Jack Butala:                         I like where this is going.

Jill DeWit:                            You know what I mean? She doesn’t … It was done from the ’80s, you know, kind of thing, and it’s not in the legal description, it is not in the grantor, grantee area, it’s like a PS above here signature.

Jack Butala:                         Right.

Jill DeWit:                            How much legally … How could they legally come back on this? Because they’re not even signing it, by the way. You know what I mean? I would really curious to say, because what if an attorney … An attorney could say that. “You know what? That means nothing.” An attorney could literally look at this, because I don’t know, I’m not an attorney, obviously. Attorney could say “You can write whatever you want there, it doesn’t mean that that, you know, it’s going to happen.” It might even just, that particular thing, I don’t know, her parents might legally be responsible.

Jack Butala:                         Well, you nailed it. There’s a lot more positive here than negative.

Jill DeWit:                            Right.

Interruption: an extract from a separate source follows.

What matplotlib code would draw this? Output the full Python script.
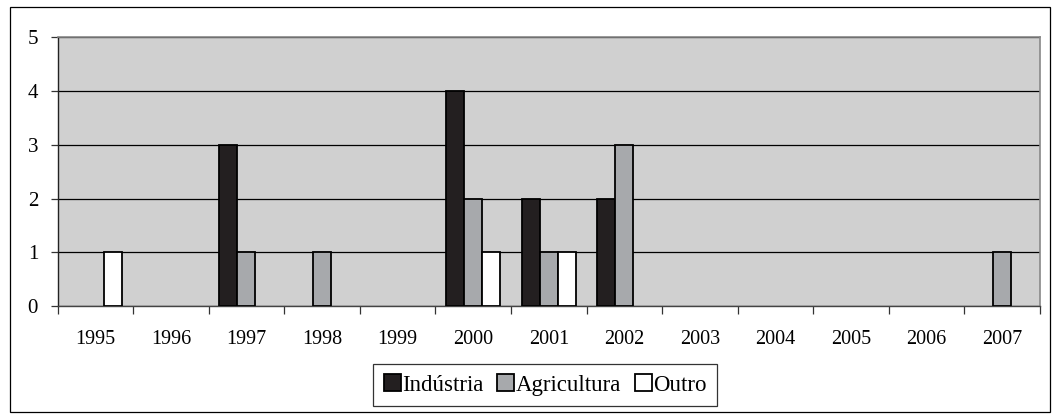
import numpy as np
import matplotlib.pyplot as plt
from matplotlib.patches import Rectangle

# Data
years = ['1995', '1996', '1997', '1998', '1999', '2000', '2001',
         '2002', '2003', '2004', '2005', '2006', '2007']
industria = [0, 0, 3, 0, 0, 4, 2, 2, 0, 0, 0, 0, 0]
agricultura = [0, 0, 1, 1, 0, 2, 1, 3, 0, 0, 0, 0, 1]
outro = [1, 0, 0, 0, 0, 1, 1, 0, 0, 0, 0, 0, 0]

plt.rcParams['font.family'] = ['Liberation Serif', 'DejaVu Serif']

fig = plt.figure(figsize=(10.6, 4.19), dpi=100, facecolor='white')
ax = fig.add_axes([57.5 / 1060, 1 - 306 / 419, (1040 - 57.5) / 1060, (306 - 37.5) / 419])
ax.set_facecolor('#d0d0d0')

x = np.arange(len(years))
w = 0.238
series = [
    (industria, '#231f20', 'Indústria'),
    (agricultura, '#a7a9ac', 'Agricultura'),
    (outro, '#ffffff', 'Outro'),
]
for i, (vals, col, lab) in enumerate(series):
    v = np.array(vals, dtype=float)
    v = np.where(v == 0, np.nan, v)
    ax.bar(x + (i - 1) * w, v, width=w, color=col, edgecolor='black',
           linewidth=1.3, label=lab, zorder=3)

ax.set_xlim(-0.5, len(years) - 0.5)
ax.set_ylim(0, 5)
ax.set_yticks(range(6))
ax.yaxis.grid(True, color='black', linewidth=0.9, zorder=1)
ax.set_xticks(x)
ax.set_xticklabels(years, fontsize=14.5)
ax.set_xticks(np.arange(-0.5, len(years)), minor=True)
ax.tick_params(axis='x', which='major', length=0, pad=17)
ax.tick_params(axis='x', which='minor', length=6, width=0.9, direction='out', color='#333333')
ax.tick_params(axis='y', length=5, width=0.9, labelsize=15, pad=9, color='#333333')

for s in ['top', 'right']:
    ax.spines[s].set_color('#888888')
    ax.spines[s].set_linewidth(1.2)
ax.spines['left'].set_color('#222222')
ax.spines['bottom'].set_color('#444444')
ax.spines['left'].set_linewidth(1.0)
ax.spines['bottom'].set_linewidth(1.0)

leg = ax.legend(loc='center', bbox_to_anchor=(545 / 1060, 1 - 385 / 419),
                bbox_transform=fig.transFigure, ncol=3, fontsize=16.5,
                frameon=True, fancybox=False, edgecolor='black',
                handlelength=0.75, handleheight=0.75, handletextpad=0.05,
                columnspacing=0.6, borderpad=0.45, borderaxespad=0)
leg.get_frame().set_linewidth(0.9)

# outer chart border
fig.patches.append(Rectangle((10 / 1060, 1 - 412 / 419), 1040 / 1060, 405 / 419,
                             transform=fig.transFigure, fill=False,
                             edgecolor='black', linewidth=0.9))

fig.savefig('out.png', dpi=100, facecolor='white')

Jack Butala:                         The way that we buy land, I would just brush … I would pull the lien reports. If there’s nothing there, and I would have a real candid conversation with the seller, like “Hey, what’s this all about? Is it over? Do you know anything about it? Are your parents still around? Can I talk to them?” The whole thing could be cleared up in a couple of hours here and you own the property.

Jill DeWit:                            You know what? And even so, let me run this to you, and if we can’t find the company, even if the seller signs something, that makes me feel real good.

Jack Butala:                         A release.

Jill DeWit:                            You know, would you please sign something telling me that you’ve paid this off.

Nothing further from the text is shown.